During a final battle for control of the technology, it's discovered that L'ak cannot be resurrected by it. Unable to destroy the dreadnaught, Rayner instead uses Discovery's spore drive to send it and a scout ship sent by Tahal to the galactic barrier. While both ships survive the jump, it will take them a couple of decades to return.

===Non-canonical information===
In Zero Sum Game, the first novel in the 2010–2012 series Star Trek: Typhon Pact, writer David Alan Mack establishes that the Breen Confederacy is made up of many separate species, all of which wear suits to disguise their respective appearances and present as a unified Breen identity. The known Breen species are:

- The Amoniri, whose bodies have no blood and which require refrigeration in their suits to survive
- The Fenrisal, whose pronounced snouts give shape to the traditional Breen helmet
- The Paclu, who have four-lobed brains that cannot be read by most telepathic species
- The Silwaan, whose appearance is most humanlike of the Breen subspecies
- The Vironat, a gray-skinned multi-limbed species (introduced in the sixth novel in the series, Plagues of Night by David R. George III)

== Technology and equipment ==
In "Scorpion", 1997 the third-season finale of Star Trek: Voyager, Lieutenant Tuvok states that the Breen use organic technology in their ships when discussing the bio-organic starships of Species 8472. Their ships are armed with cloaking devices and disruptor-type weapons, according to "Hero Worship".

In Star Trek Generations Riker mentions the Breen as one of only three species with access to Type-III hand-held disruptors.

During the Battle of Chin'toka, a Dominion War battle that occurred in the episode "The Changing Face of Evil", the Breen employ an energy-damping weapon that could shut down all systems on Alliance ships.
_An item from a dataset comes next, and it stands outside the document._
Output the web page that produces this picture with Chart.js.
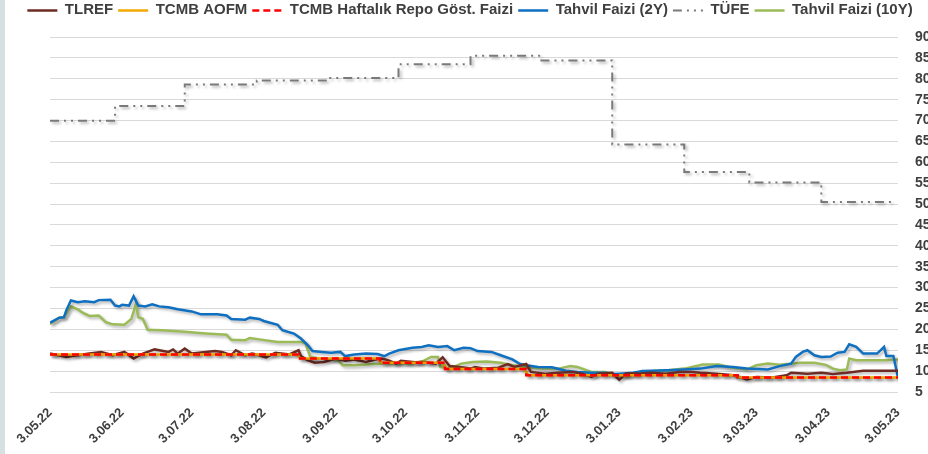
<!DOCTYPE html>
<html>
<head>
<meta charset="utf-8">
<script src="https://cdn.jsdelivr.net/npm/chart.js@4.4.1/dist/chart.umd.min.js"></script>
<style>
  html, body { margin: 0; padding: 0; overflow: hidden; background: #fff; }
  #edge { position: absolute; left: 0; top: 0; width: 5px; height: 454px; background: #d6e0e2; z-index: 2; }
  #wrap { position: absolute; left: 0; top: -3px; width: 940px; height: 457px; }
</style>
</head>
<body>
<div id="edge"></div>
<div id="wrap"><canvas id="rateChart"></canvas></div>
<script>
"use strict";

// x values are days counted from 3.05.2022
const tickDays = [0, 31, 61, 92, 123, 153, 184, 214, 245, 276, 304, 335, 365];
const tickLabels = ['3.05.22', '3.06.22', '3.07.22', '3.08.22', '3.09.22', '3.10.22', '3.11.22',
  '3.12.22', '3.01.23', '3.02.23', '3.03.23', '3.04.23', '3.05.23'];

// TLREF
const tlrefDays = [0, 7, 12, 17, 22, 27, 32, 36, 40, 45, 47, 51, 53, 55, 58, 61, 67, 71, 74, 78, 80, 84, 87, 90,
  93, 97, 103, 107, 108, 111, 114, 118, 123, 127, 131, 136, 140, 143, 146, 149, 151, 157, 161, 166, 169, 172,
  177, 181, 183, 187, 193, 197, 200, 205, 207, 213, 219, 225, 229, 233, 236, 242, 245, 248, 253, 259, 265,
  271, 276, 280, 287, 294, 300, 304, 311, 317, 319, 326, 332, 337, 343, 350, 359, 365];
const tlrefValues = [14.2, 13.4, 13.8, 14.2, 14.6, 13.8, 14.6, 13.0, 14.2, 15.2, 15.0, 14.6, 15.2, 14.2, 15.4,
  14.2, 14.6, 14.8, 14.6, 13.8, 15.0, 13.8, 14.2, 13.8, 13.3, 14.4, 14.0, 15.0, 13.6, 12.6, 12.0, 12.2, 13.0,
  12.5, 12.8, 12.2, 12.8, 13.0, 12.5, 11.8, 12.5, 12.1, 12.2, 11.8, 13.3, 11.2, 10.9, 10.6, 11.0, 10.6, 10.8,
  11.7, 11.0, 11.7, 9.8, 9.4, 9.6, 9.8, 9.4, 8.6, 9.4, 9.6, 7.9, 9.4, 9.4, 9.6, 9.4, 9.8, 9.8, 9.6, 9.4, 9.0,
  8.0, 8.6, 8.5, 9.0, 9.6, 9.4, 9.6, 9.3, 9.6, 10.1, 10.1, 10.1];

// TCMB AOFM
const aofmDays = [0, 106, 108, 141, 143, 169, 171, 204, 206, 295, 297, 365];
const aofmValues = [14, 14, 13, 13, 12, 12, 10.5, 10.5, 9, 9, 8.5, 8.5];

// TCMB haftalık repo (policy rate)
const repoDays = [0, 107, 142, 170, 205, 296, 365];
const repoValues = [14, 13, 12, 10.5, 9, 8.5, 8.5];

// Tahvil faizi 2Y
const bond2Days = [0, 4, 6, 7, 9, 12, 15, 19, 21, 26, 28, 30, 31, 34, 36, 38, 41, 44, 47, 51, 55, 61, 65, 72,
  76, 78, 84, 86, 90, 92, 98, 100, 105, 108, 111, 113, 117, 121, 125, 127, 131, 136, 141, 144, 146, 150, 156,
  160, 163, 167, 171, 174, 178, 181, 184, 190, 194, 199, 202, 205, 210, 216, 222, 227, 233, 239, 243, 245,
  251, 255, 266, 273, 280, 287, 294, 300, 309, 314, 319, 321, 324, 326, 329, 332, 336, 339, 342, 344, 347,
  350, 356, 359, 360, 363, 365];
const bond2Values = [21.6, 22.8, 22.9, 24.5, 26.9, 26.5, 26.7, 26.5, 27.0, 27.1, 25.7, 25.5, 25.9, 25.7, 27.9,
  25.7, 25.5, 26.0, 25.5, 25.3, 24.8, 24.3, 23.6, 23.6, 23.3, 22.5, 22.3, 22.8, 22.5, 22.0, 21.1, 19.8, 19.0,
  17.8, 16.2, 14.8, 14.6, 14.4, 14.6, 13.6, 14.0, 14.2, 14.1, 13.6, 14.2, 15.0, 15.6, 15.8, 16.2, 15.8, 16.0,
  15.0, 15.6, 15.5, 14.8, 14.6, 13.8, 12.8, 11.8, 11.4, 11.0, 10.9, 10.1, 9.8, 9.6, 9.6, 9.3, 9.4, 9.6, 10.0,
  10.2, 10.4, 10.6, 11.2, 11.0, 10.6, 10.4, 11.2, 11.8, 13.4, 14.6, 15.0, 13.8, 13.4, 13.5, 14.4, 14.6, 16.4,
  15.8, 14.2, 14.2, 15.8, 13.6, 13.6, 8.5];

// TÜFE (annual CPI, monthly, shown from month end)
const cpiDays = [0, 28, 58, 89, 120, 150, 181, 211, 242, 273, 301, 332, 363];
const cpiValues = [69.97, 73.5, 78.62, 79.6, 80.21, 83.45, 85.51, 84.39, 64.27, 57.68, 55.18, 50.51, 50.51];

// Tahvil faizi 10Y
const bond10Days = [0, 4, 6, 9, 12, 14, 17, 21, 24, 27, 32, 35, 37, 38, 40, 42, 48, 58, 67, 76, 78, 84, 86, 90,
  98, 108, 110, 112, 116, 124, 126, 131, 139, 146, 156, 161, 164, 167, 168, 172, 177, 182, 188, 194, 199, 205,
  212, 219, 224, 227, 233, 239, 244, 249, 254, 266, 273, 281, 288, 292, 300, 304, 309, 314, 323, 329, 334,
  337, 340, 343, 344, 347, 359, 365];
const bond10Values = [21.3, 22.8, 22.9, 25.5, 24.8, 24.0, 23.2, 23.3, 21.7, 21.2, 21.1, 22.5, 26.1, 22.9, 22.5,
  19.9, 19.8, 19.4, 19.0, 18.7, 17.5, 17.4, 17.9, 17.6, 17.0, 17.0, 16.6, 13.4, 13.0, 12.6, 11.4, 11.4, 11.7,
  11.8, 11.8, 12.5, 13.4, 13.4, 11.0, 10.6, 11.8, 12.2, 12.3, 12.0, 11.4, 11.0, 10.6, 10.6, 11.2, 11.0, 9.8,
  9.8, 9.0, 8.8, 9.8, 10.2, 10.6, 11.6, 11.6, 11.0, 10.4, 11.4, 11.8, 11.5, 12.0, 12.0, 11.5, 10.6, 10.2, 10.4,
  13.0, 12.6, 12.6, 12.8];

const FONT = '"Liberation Sans", Arial, sans-serif';

function toPoints(days, values) {
  return days.map((d, i) => ({ x: d, y: values[i] }));
}

// soft drop shadow under the lines, like the original
const lineShadow = {
  id: 'lineShadow',
  beforeDatasetDraw(chart) {
    const ctx = chart.ctx;
    ctx.save();
    ctx.shadowColor = 'rgba(0, 0, 0, 0.3)';
    ctx.shadowBlur = 3;
    ctx.shadowOffsetX = 2;
    ctx.shadowOffsetY = 2;
  },
  afterDatasetDraw(chart) {
    chart.ctx.restore();
  }
};

// legend samples drawn as short lines with the dataset's dash
const legendLines = {
  id: 'legendLines',
  afterDraw(chart) {
    const legend = chart.legend;
    if (!legend || !legend.legendHitBoxes) return;
    const ctx = chart.ctx;
    legend.legendItems.forEach((item, i) => {
      const box = legend.legendHitBoxes[i];
      const ds = chart.data.datasets[item.datasetIndex];
      const y = Math.round(box.top + box.height / 2) + 0.5;
      ctx.save();
      ctx.strokeStyle = ds.borderColor;
      ctx.lineWidth = ds.borderWidth;
      ctx.setLineDash(ds.borderDash || []);
      ctx.beginPath();
      ctx.moveTo(box.left, y);
      ctx.lineTo(box.left + 30, y);
      ctx.stroke();
      ctx.restore();
    });
  }
};

const ctx = document.getElementById('rateChart').getContext('2d');

new Chart(ctx, {
  type: 'line',
  data: {
    datasets: [
      { label: 'TLREF', data: toPoints(tlrefDays, tlrefValues), borderColor: '#6e2b24', borderWidth: 2.5,
        xAxisID: 'x', yAxisID: 'y', order: 2 },
      { label: 'TCMB AOFM', data: toPoints(aofmDays, aofmValues), borderColor: '#f2a900', borderWidth: 2.5,
        xAxisID: 'x', yAxisID: 'y', order: 1 },
      { label: 'TCMB Haftalık Repo Göst. Faizi', data: toPoints(repoDays, repoValues), borderColor: '#ff0000',
        borderWidth: 2.5, borderDash: [7, 4], stepped: true, xAxisID: 'x', yAxisID: 'y', order: 0 },
      { label: 'Tahvil Faizi (2Y)', data: toPoints(bond2Days, bond2Values), borderColor: '#0f6fc0', borderWidth: 2.5,
        xAxisID: 'x', yAxisID: 'y', order: 3 },
      { label: 'TÜFE', data: toPoints(cpiDays, cpiValues), borderColor: '#7a7a7a', borderWidth: 2,
        borderDash: [9, 5, 2, 5, 2, 5], stepped: true, xAxisID: 'x', yAxisID: 'y', order: 5 },
      { label: 'Tahvil Faizi (10Y)', data: toPoints(bond10Days, bond10Values), borderColor: '#9bbb59', borderWidth: 2.5,
        xAxisID: 'x', yAxisID: 'y', order: 4 }
    ]
  },
  options: {
    responsive: true,
    maintainAspectRatio: false,
    animation: false,
    elements: { point: { radius: 0 }, line: { tension: 0, fill: false } },
    layout: { padding: 0 },
    plugins: {
      tooltip: { enabled: false },
      legend: {
        position: 'top',
        labels: {
          usePointStyle: true,
          pointStyle: 'line',
          pointStyleWidth: 30,
          padding: 5,
          color: '#3f3f3f',
          font: { family: FONT, size: 15, weight: 'bold' },
          sort: (a, b) => a.datasetIndex - b.datasetIndex,
          generateLabels(chart) {
            return Chart.defaults.plugins.legend.labels.generateLabels(chart).map(item => {
              item.strokeStyle = 'rgba(0,0,0,0)';
              item.fillStyle = 'rgba(0,0,0,0)';
              item.lineWidth = 0;
              return item;
            });
          }
        }
      }
    },
    scales: {
      x: {
        type: 'linear',
        min: 0,
        max: 365,
        grid: { display: false, drawTicks: false },
        border: { display: false },
        afterBuildTicks(scale) {
          scale.ticks = tickDays.map(v => ({ value: v }));
        },
        afterFit(scale) { scale.height = 62; },
        ticks: {
          autoSkip: false,
          maxRotation: 45,
          minRotation: 45,
          padding: 13,
          color: '#3f3f3f',
          font: { family: FONT, size: 13, weight: 'bold' },
          callback: (value, index) => tickLabels[index]
        }
      },
      xTop: {
        type: 'linear',
        position: 'top',
        grid: { display: false, drawTicks: false },
        border: { display: false },
        ticks: { display: false },
        afterFit(scale) { scale.height = 10; }
      },
      y: {
        type: 'linear',
        position: 'right',
        min: 5,
        max: 90,
        grid: { color: '#d9d9d9', drawTicks: false },
        border: { display: false },
        afterFit(scale) { scale.width = 42; },
        ticks: {
          stepSize: 5,
          padding: 17,
          color: '#3f3f3f',
          font: { family: FONT, size: 14, weight: 'bold' }
        }
      },
      yLeft: {
        type: 'linear',
        position: 'left',
        grid: { display: false, drawTicks: false },
        border: { display: false },
        ticks: { display: false },
        afterFit(scale) { scale.width = 50; }
      }
    }
  },
  plugins: [lineShadow, legendLines]
});
</script>
</body>
</html>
The Klingons subsequently discover an engine modification that renders Klingon ships immune to this weapon, though it does not work on Federation or Romulan ships since they are powered differently. The Breen used this weapon to great effect, completely immobilizing the USS Defiant, and a fleet of alliance ships, allowing the Breen to destroy them at their leisure.

The helmet of the Breen suits consists of a visor that either glows green, or has small green and red lights on it, and a detachable "beak". The Breen's suits come in two types. The first is a standard suit that is worn by most of the Breen. The second is a more ornate version worn by Thots or other officials that has gold lining and distinctive gold stripes running down the top of the helmet and the "beak", as seen in later episodes of Deep Space Nine, such as "Strange Bedfellows".

In an alternate timeline witnessed in the "Face the Strange" episode of Star Trek: Discovery's fifth season, the Breen were sold the technology of the Progenitors, a race that had seeded the galaxy with humanoid life, and they used it to wipe out the Federation.

In Star Trek: Discovery's fifth season, the Breen have massive dreadnaught-class ships with shields so powerful that they can block the Federation's scanners.

The non-canonical book Legends of the Ferengi claims that the Ferengi were sold warp technology by a Breen they called "the Masked Breen" (because they did not know the Breen all wore masks). In return, they gave the Breen both poles of Ferenginar (the Ferengi homeworld), several comets, and a frozen moon.

==Reception==
In June 2014, Charlie Jane Anders, writing for io9, ranked the Breen as the tenth least threatening villains of Star Trek, calling them "one of the bigger letdowns of Star Trek". Anders cited how the race was built up as a supposedly formidable race, with an energy-dampening weapon that disabled enemy ships, only for the Federation to quickly devise a countermeasure to it, after which the Breen's status as opponents faded.